If you’re fishing in saltwater, especially in a nearshore or inshore environment, tides can be a significant factor affecting your success. Often, a full moon and its large tidal swings will prompt spawning, which you might want to avoid. “If you’re after big bull reds,” Lambert cautions, “you don’t want to go on a full moon. Those big bulls know the deal—if you only have sex twice a year, everybody goes. Even largemouth bass can be on the bed.” Other tides to look out for are neap tides, which have the least amount of tidal difference between low and high tide.
For some angling, though, a big tidal swing is a bonus. On those particularly high “flood tides,” fishing for tailing redfish peaks. Your approach should simply be to talk it through with your guide. “A good guide will tell you all this,” Lambert says. “On a bad tide, they should tell you to come on if that’s the only time you can fish, but there are better times to plan a trip.”

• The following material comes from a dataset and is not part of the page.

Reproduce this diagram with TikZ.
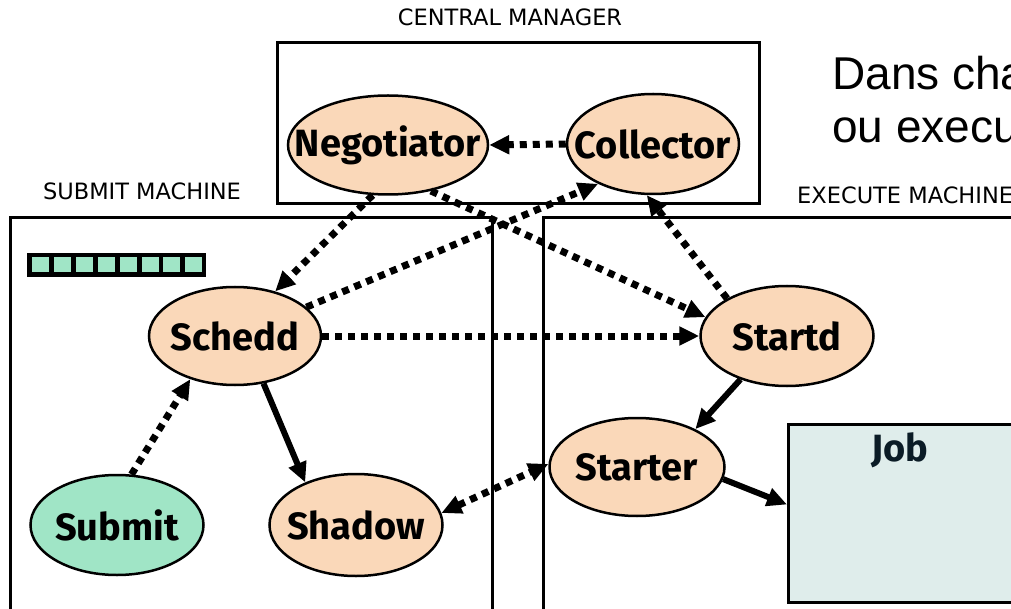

Electronic payment is making things easier all around, but for many guides, cash is still preferred. Surprisingly, Venmo isn’t the cure-all solution. “There are places in the Everglades where we don’t have the greatest cellphone reception,” Cherney says. He’s had situations where Venmo payments have timed out on the receiving end but show as paid on the sender’s account. That can lead to obvious frustration. And even Venmo charges nearly 2 percent for commercial transactions. That’s money out of the guide’s pocket.
What’s for lunch?
The answer can vary from whatever you packed yourself to a full-blown shore lunch with tables and chairs. Don’t assume. Saltwater guides, particularly, might not provide lunch. They will likely have water and a few sports drinks to keep clients hydrated. For some clients, a well-orchestrated waterside meal is a part of the experience. For others, scarfing down a gas station hot dog will do. Pin this down well beforehand. If you do bring your own meal, be aware of making a mess. Chips and cookies are crumb factories, which are a pain for guides to clean from a boat.
And realize that every minute spent eating will eat into your fishing time. “I’d rather you eat while we’re making a twenty-minute move rather than sitting around for a long lunch break,” Cherney says. “I know for a fact that fish sit back a hundred yards away and say, Hey, he’s eating a sandwich! The coast is clear, let’s go!
Keep a positive attitude.
“As much as a guide can do on a boat, the attitude the client shows up with can really dictate how the day goes,” Cherney says. In some cases, guides can work hard all day for one or two shots on fish. Guides know if you’re grumbling about a slow day. “Once one person gets frustrated, it’s contagious,” he says. You can be assured that the guide wants the wind to lay down and the fish to get hungry. It’s far better to play a support role by staying positive and encouraging the guide to realize you know the deal: fishing is fishing.
“I guarantee my clients, whether they believe it or not,” Cherney says, “that I want them to catch a fish even more than they do.”